When I installed the bath I obviously needed a method of emptying it. The showers were fitted with automatic self-draining units that incorporate a float switch, a filter and a pump in a plastic box. This pumps shower water overboard as fast as it comes in, so there is never any standing water during a shower. Draining 50 gallons from the bath would have taken ages through the shower drain, so I solved the bath drainage by fitting a two-way change over valve in the bath drain with a pipe leading to a diaphragm pump. With the valve switched to bath discharge, the pump emptied the bath in 10 minutes flat!
When we have been out sailing and motor back to our berth the water is usually piping hot, solely through the engine heat alone and there is loads of hot water for virtually endless showers. If I want to use the hot tub I connect the shore power and start the immersion heaters and I soon found the optimum time to get a nice long soak.

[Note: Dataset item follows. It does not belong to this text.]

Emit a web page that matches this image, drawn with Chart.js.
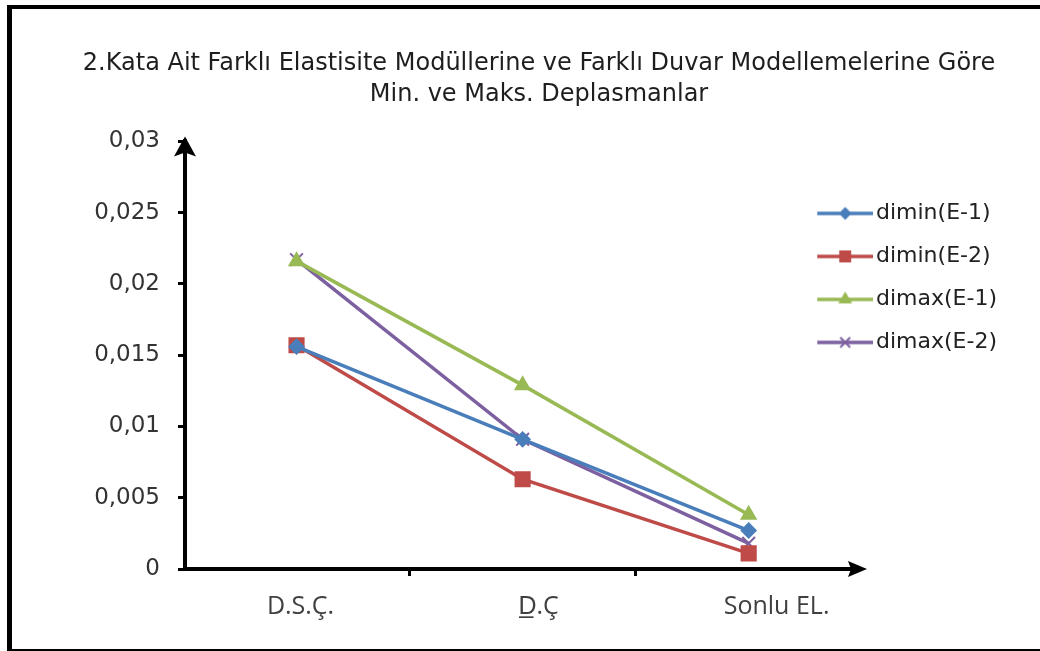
<!DOCTYPE html>
<html>
<head>
<meta charset="utf-8">
<script src="https://cdn.jsdelivr.net/npm/chart.js@4.4.1/dist/chart.umd.min.js"></script>
<style>
  html, body { margin: 0; padding: 0; background: #fff; }
  #wrap { position: relative; width: 1040px; height: 651px; overflow: hidden; background: #fff; }
  #frame {
    position: absolute; left: 7px; top: 5px; width: 1100px; height: 640px;
    border-left: 5px solid #000; border-top: 4px solid #000; border-bottom: 2px solid #000;
  }
  #c { position: absolute; left: 0; top: 0; }
</style>
</head>
<body>
<div id="wrap">
  <div id="frame"></div>
  <canvas id="c" width="1040" height="651"></canvas>
</div>
<script>
// Categories along the horizontal axis
const categories = ['D.S.Ç.', 'D\u0332.Ç', 'Sonlu EL.'];

// Series names and values (m)
const seriesNames = ['dimin(E-1)', 'dimin(E-2)', 'dimax(E-1)', 'dimax(E-2)'];
const diminE1 = [0.0156, 0.0091, 0.0027];
const diminE2 = [0.0157, 0.0063, 0.0011];
const dimaxE1 = [0.0216, 0.0129, 0.0038];
const dimaxE2 = [0.0217, 0.0091, 0.0018];

// Value axis range
const yMin = 0;
const yMax = 0.03;
const yStep = 0.005;

const titleLines = [
  '2.Kata Ait Farklı Elastisite Modüllerine ve Farklı Duvar Modellemelerine Göre',
  'Min. ve Maks. Deplasmanlar'
];

const seriesValues = [diminE1, diminE2, dimaxE1, dimaxE2];
const colors = ['#4A7EBB', '#BE4B48', '#98B954', '#7D60A0'];
const markers = ['rectRot', 'rect', 'triangle', 'crossRot'];
const markerRadius = [7, 10, 8, 9];
const legendMarkerRadius = [5, 7, 6, 7];

const AXIS_LEFT = 185;      // y-axis line position
const PAD_LEFT = 71;
const PAD_RIGHT = 33;

// Legend icons: a short line with the series marker in the middle
function legendIcon(i) {
  const cv = document.createElement('canvas');
  cv.width = 64; cv.height = 24;
  const g = cv.getContext('2d');
  g.strokeStyle = colors[i];
  g.lineWidth = 3.5;
  g.beginPath(); g.moveTo(8, 12); g.lineTo(64, 12); g.stroke();
  g.fillStyle = colors[i];
  g.strokeStyle = colors[i];
  g.lineWidth = 2;
  Chart.helpers.drawPoint(g, { pointStyle: markers[i], radius: legendMarkerRadius[i], rotation: 0, borderWidth: 2 }, 36, 12);
  return cv;
}
const legendIcons = seriesNames.map((_, i) => legendIcon(i));

const datasets = seriesNames.map((name, i) => ({
  label: name,
  data: seriesValues[i].map((v, k) => ({ x: k, y: v })),
  borderColor: colors[i],
  backgroundColor: colors[i],
  borderWidth: 3.5,
  pointStyle: markers[i],
  pointRadius: markerRadius[i],
  pointHoverRadius: markerRadius[i],
  pointBorderWidth: 2,
  pointBackgroundColor: colors[i],
  pointBorderColor: colors[i],
  tension: 0,
  xAxisID: 'x',
  yAxisID: 'y'
}));

// Axis arrows and the x-axis run-out past the plot area
const axisArrows = {
  id: 'axisArrows',
  afterDraw(chart) {
    const { ctx, chartArea } = chart;
    const y0 = chart.scales.y.getPixelForValue(0);
    const x0 = chartArea.left;
    ctx.save();
    ctx.strokeStyle = '#000';
    ctx.fillStyle = '#000';
    ctx.lineWidth = 4;
    ctx.beginPath();
    ctx.moveTo(chartArea.right - 2, y0);
    ctx.lineTo(852, y0);
    ctx.stroke();
    ctx.beginPath();
    ctx.moveTo(x0, chartArea.top + 2);
    ctx.lineTo(x0, chartArea.top - 2);
    ctx.stroke();
    // right arrow head
    ctx.beginPath();
    ctx.moveTo(867, y0);
    ctx.lineTo(848, y0 - 8);
    ctx.lineTo(851, y0);
    ctx.lineTo(848, y0 + 8);
    ctx.closePath();
    ctx.fill();
    // up arrow head
    ctx.beginPath();
    ctx.moveTo(x0, chartArea.top - 5);
    ctx.lineTo(x0 + 11, chartArea.top + 15);
    ctx.lineTo(x0, chartArea.top + 11);
    ctx.lineTo(x0 - 11, chartArea.top + 15);
    ctx.closePath();
    ctx.fill();
    ctx.restore();
  }
};

new Chart(document.getElementById('c'), {
  type: 'line',
  data: { datasets },
  plugins: [axisArrows],
  options: {
    responsive: false,
    animation: false,
    events: [],
    layout: { padding: { left: PAD_LEFT, right: PAD_RIGHT, top: 0, bottom: 0 } },
    plugins: {
      title: {
        display: true,
        text: titleLines,
        color: '#1e1e1e',
        font: { family: 'DejaVu Sans, sans-serif', size: 24, weight: 'normal', lineHeight: 1.3 },
        padding: { top: 48, bottom: 31 }
      },
      legend: {
        display: true,
        position: 'right',
        align: 'start',
        fullSize: false,
        title: { display: true, text: '', font: { size: 10, lineHeight: 1.2 }, padding: { top: 28, bottom: 0 } },
        labels: {
          usePointStyle: true,
          pointStyleWidth: 47.5,
          padding: 21,
          color: '#222',
          font: { family: 'DejaVu Sans, sans-serif', size: 22 },
          generateLabels(chart) {
            return Chart.defaults.plugins.legend.labels.generateLabels(chart).map(item => ({
              ...item,
              pointStyle: legendIcons[item.datasetIndex]
            }));
          }
        }
      },
      tooltip: { enabled: false }
    },
    scales: {
      // data axis: draws the axis line and the tick marks between categories
      x: {
        type: 'linear',
        position: 'bottom',
        min: -0.4934,
        max: 2.2115,
        afterBuildTicks(scale) {
          scale.ticks = categories.map((_, i) => ({ value: i }));
        },
        afterFit(scale) { scale.height = 7; },
        border: { display: true, color: '#000', width: 4 },
        grid: {
          offset: true,
          drawOnChartArea: false,
          drawTicks: true,
          tickLength: 7,
          tickWidth: 3,
          tickColor: '#000'
        },
        ticks: { display: false }
      },
      // category names under the axis
      xl: {
        type: 'linear',
        position: 'bottom',
        min: -0.4854,
        max: 2.0836,
        afterBuildTicks(scale) {
          scale.ticks = categories.map((_, i) => ({ value: i }));
        },
        afterFit(scale) { scale.height = 75; },
        border: { display: false },
        grid: { display: false, drawTicks: false },
        ticks: {
          autoSkip: false,
          maxRotation: 0,
          padding: 16,
          color: '#404040',
          font: { family: 'Open Sans, sans-serif', size: 25 },
          callback: (v, i) => categories[i]
        }
      },
      y: {
        type: 'linear',
        position: 'left',
        min: yMin,
        max: yMax,
        afterFit(scale) { scale.width = AXIS_LEFT - PAD_LEFT; },
        border: { display: true, color: '#000', width: 4 },
        grid: {
          drawOnChartArea: false,
          drawTicks: true,
          tickLength: 7,
          tickWidth: 3,
          tickColor: '#000'
        },
        ticks: {
          stepSize: yStep,
          padding: 18,
          color: '#333',
          font: { family: 'DejaVu Sans, sans-serif', size: 23 },
          callback: (v) => String(+v.toFixed(3)).replace('.', ',')
        }
      }
    }
  }
});
</script>
</body>
</html>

It has been suggested that it would have been a lot easier to just buy a hot tub for our house. The easy bit is definitely true, but that wouldn't have solved the boat shower problem, and how would I then have a nice soak when visiting other places on a cruise?
The cost of this project was: $437 for the extra water heater, $22 for a new element, and $39 for connector fittings, a total of $498. The bath itself was $1155, including the jets pump. A total of $2155 and for me a small price to pay for the luxury of lovely hot showers and a fabulous hot tub.